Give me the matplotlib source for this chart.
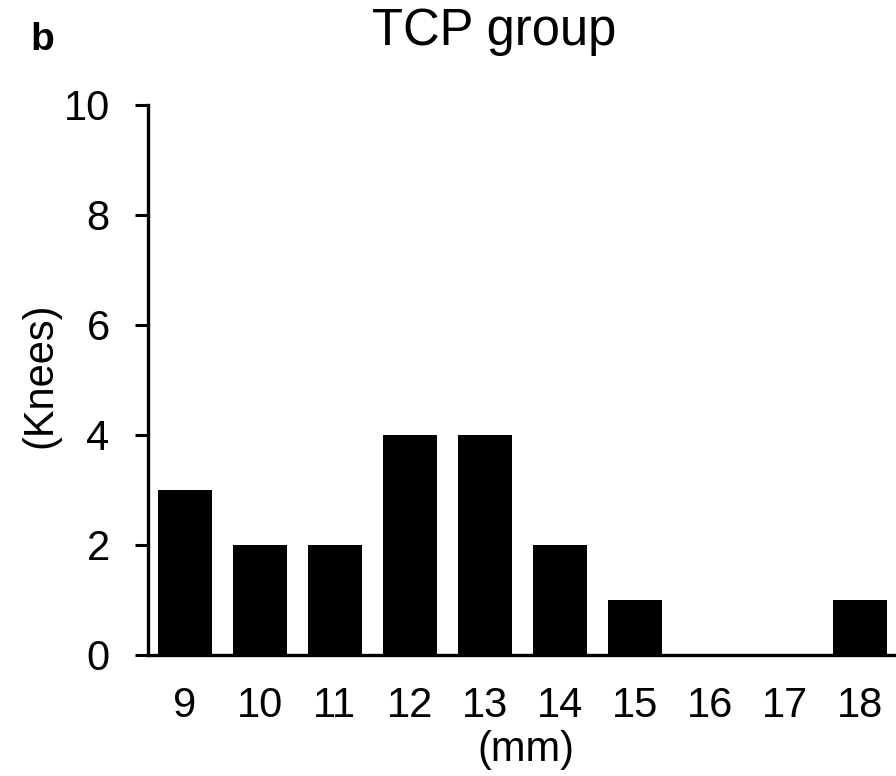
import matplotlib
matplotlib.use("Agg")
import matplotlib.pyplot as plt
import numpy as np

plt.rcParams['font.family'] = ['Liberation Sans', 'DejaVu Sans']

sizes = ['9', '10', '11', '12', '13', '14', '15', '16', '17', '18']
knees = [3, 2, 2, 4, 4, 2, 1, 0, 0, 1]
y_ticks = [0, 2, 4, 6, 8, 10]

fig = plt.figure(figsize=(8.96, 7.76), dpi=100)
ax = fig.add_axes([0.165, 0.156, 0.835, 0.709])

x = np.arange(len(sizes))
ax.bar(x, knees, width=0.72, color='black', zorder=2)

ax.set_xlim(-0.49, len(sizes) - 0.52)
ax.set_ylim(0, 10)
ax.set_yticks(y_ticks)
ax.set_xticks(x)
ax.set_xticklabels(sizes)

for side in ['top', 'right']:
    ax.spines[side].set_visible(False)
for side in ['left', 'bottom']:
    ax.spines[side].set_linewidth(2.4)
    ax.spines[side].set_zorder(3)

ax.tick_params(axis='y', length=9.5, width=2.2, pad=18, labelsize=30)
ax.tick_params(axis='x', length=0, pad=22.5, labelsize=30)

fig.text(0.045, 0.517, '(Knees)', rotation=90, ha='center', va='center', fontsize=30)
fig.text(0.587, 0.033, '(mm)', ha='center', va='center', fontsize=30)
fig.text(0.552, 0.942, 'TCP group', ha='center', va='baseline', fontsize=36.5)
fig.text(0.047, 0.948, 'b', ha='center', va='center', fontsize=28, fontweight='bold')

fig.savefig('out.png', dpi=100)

Task prompt:
Make an exact copy of the data, leaving its pictures out.

Full answer:
Give me the matplotlib source for this chart.
import matplotlib
matplotlib.use("Agg")
import matplotlib.pyplot as plt
import numpy as np

plt.rcParams['font.family'] = ['Liberation Sans', 'DejaVu Sans']

sizes = ['9', '10', '11', '12', '13', '14', '15', '16', '17', '18']
knees = [3, 2, 2, 4, 4, 2, 1, 0, 0, 1]
y_ticks = [0, 2, 4, 6, 8, 10]

fig = plt.figure(figsize=(8.96, 7.76), dpi=100)
ax = fig.add_axes([0.165, 0.156, 0.835, 0.709])

x = np.arange(len(sizes))
ax.bar(x, knees, width=0.72, color='black', zorder=2)

ax.set_xlim(-0.49, len(sizes) - 0.52)
ax.set_ylim(0, 10)
ax.set_yticks(y_ticks)
ax.set_xticks(x)
ax.set_xticklabels(sizes)

for side in ['top', 'right']:
    ax.spines[side].set_visible(False)
for side in ['left', 'bottom']:
    ax.spines[side].set_linewidth(2.4)
    ax.spines[side].set_zorder(3)

ax.tick_params(axis='y', length=9.5, width=2.2, pad=18, labelsize=30)
ax.tick_params(axis='x', length=0, pad=22.5, labelsize=30)

fig.text(0.045, 0.517, '(Knees)', rotation=90, ha='center', va='center', fontsize=30)
fig.text(0.587, 0.033, '(mm)', ha='center', va='center', fontsize=30)
fig.text(0.552, 0.942, 'TCP group', ha='center', va='baseline', fontsize=36.5)
fig.text(0.047, 0.948, 'b', ha='center', va='center', fontsize=28, fontweight='bold')

fig.savefig('out.png', dpi=100)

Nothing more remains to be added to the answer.